Puisi di Tugu Keris
Daviatul Umam
Terkadang sebuah karya seni tidak butuh takarir apa pun, apalagi jika takarir itu hanya numpang nyampah, alih-alih menambah kekuatan nilai artistik atau kesan yang terpancar dari karya seni itu. Dengan kata lain, cukuplah ia "berbicara banyak" kepada kita dengan estetika dan filosofi yang dikandungnya sendiri.
Dalam kasus monumen tugu keris Kota Sumenep yang baru, terlepas dari problem pembangunan, lokasi yang dipilih, bentuk tugunya, bahkan penamaan Kota Keris itu sendiri yang masih perlu dipertanyakan sampai sekarang, saya dan teman-teman menyayangkan beberapa oret-oretan di tugu tersebut. Dua di antaranya adalah puisi Ibnu Hajar dan kata-kata (sok) bijak dari Bupati Fauzi tentang seni. Tapi saya ingin lebih fokus pada puisinya saja yang konon penyairnya meraup honor 150 juta. Ya, masih sebatas "konon", belum dapat divalidasi, tetapi tetap bisa dicurigai. Negative thinking kadang kala diperlukan agar kita tidak terus-terusan dibodohi.
Lantas, atas dasar apa penempelan puisi itu di tugu keris? Kenapa harus Ibnu Hajar yang dipilih untuk menuliskannya? Inilah pertanyaan besar yang tumbuh di benak kami.
Pertama, menurut kami, tidak ada alasan yang lebih logis ketimbang adanya "perselingkuhan puisi dan oligarki" sebagaimana tema Ngaji Teater ke-174 yang dihelat tempo hari. Selain itu, hal tersebut seolah hendak meneguhkan bahwa Sumenep memang punya perhatian besar terhadap budaya dan warisan leluhur, yakni keris, sekaligus menggembar-gemborkan diri bahwa Sumenep sangat melek literasi. Masalahnya, benarkah demikian? Anda bisa mendengar jawabannya langsung dari para empu di Aeng Tongtong serta para penulis yang begitu menjamur di kota keris(is) ini. Jangan tanya kepada pemangku kekuasaan!
Kedua, kenapa tidak D. Zawawi Imron saja yang "dimintai" puisi meskipun puisinya yang sekarang tidak sebagus dulu? Setidaknya beliau merupakan sastrawan cum budayawan yang saat ini paling dituakan di Sumenep, bahkan di Madura. Toh puisi Ibnu Hajar yang kini terpampang di tugu juga tidak seberapa. Lagi pula, kenapa harus puisi?
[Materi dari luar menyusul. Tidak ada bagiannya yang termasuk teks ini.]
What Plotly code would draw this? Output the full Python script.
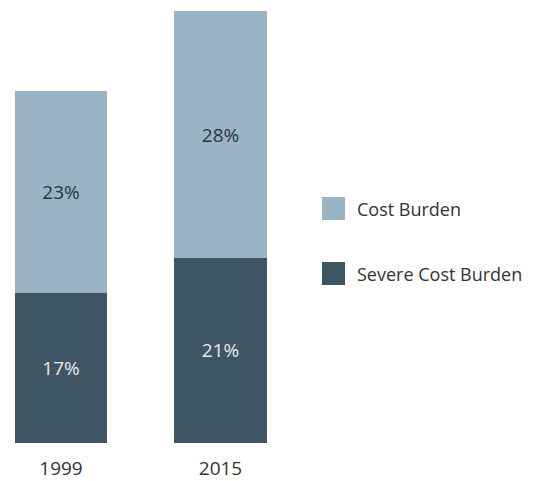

Lebih-lebih puisi yang kurang---untuk tidak mengatakan "tidak"---merepresentasikan sejarah, filosofi, serta fungsi dari keris atau perjuangan masyarakat yang menempa hidup di dunia perkerisan Sumenep itu sendiri.
Ketiga, mengenai mutu puisi. Kalau kita mau berdebat soal estetika, barangkali hingga kiamat pun tidak bakal kelar-kelar. Namun, coba saja kita perhatikan, kira-kira apa yang bisa kita nikmati dari puisi ode dan persuasif di bawah ini, yang masih asyik masyuk dengan gaya Pujangga Baru? Kita dijejali imaji-imaji alam yang kelewat klise serta diksi-diksi curhatan anak remaja yang sedang mabuk asmara seperti "kitab waktu", "halaman semesta", "bilah-bilah sukma", "lautan imaji", "bibir cakrawala", dan di larik terakhir kita dikejutkan dengan klausa "aku masih setia menjilati semerbak melati". Yaps, menjilati.
Corak puisi semacam itu sudah didobrak sejak puluhan tahun silam oleh Chairil Anwar, dan lucunya, sempat muncul sebuah judul berita di koran lokal yang menyebut Ibnu Hajar sebagai Chairil Anwar-nya Madura. Chairil yang mana? Nah, yang harus saya tekankan di sini, puisi kita tentu saja boleh jelek sebagaimana puisi Pak Zawawi yang kita dewakan itu tidak semuanya bagus. Puisi saya pun masih kacau. Sangat kacau. Tapi, persoalannya adalah, pantaskah puisi jelek tertoreh gagah di sebuah tugu yang dapat disaksikan jutaan umat, terlebih pengunjung dari mancanegara?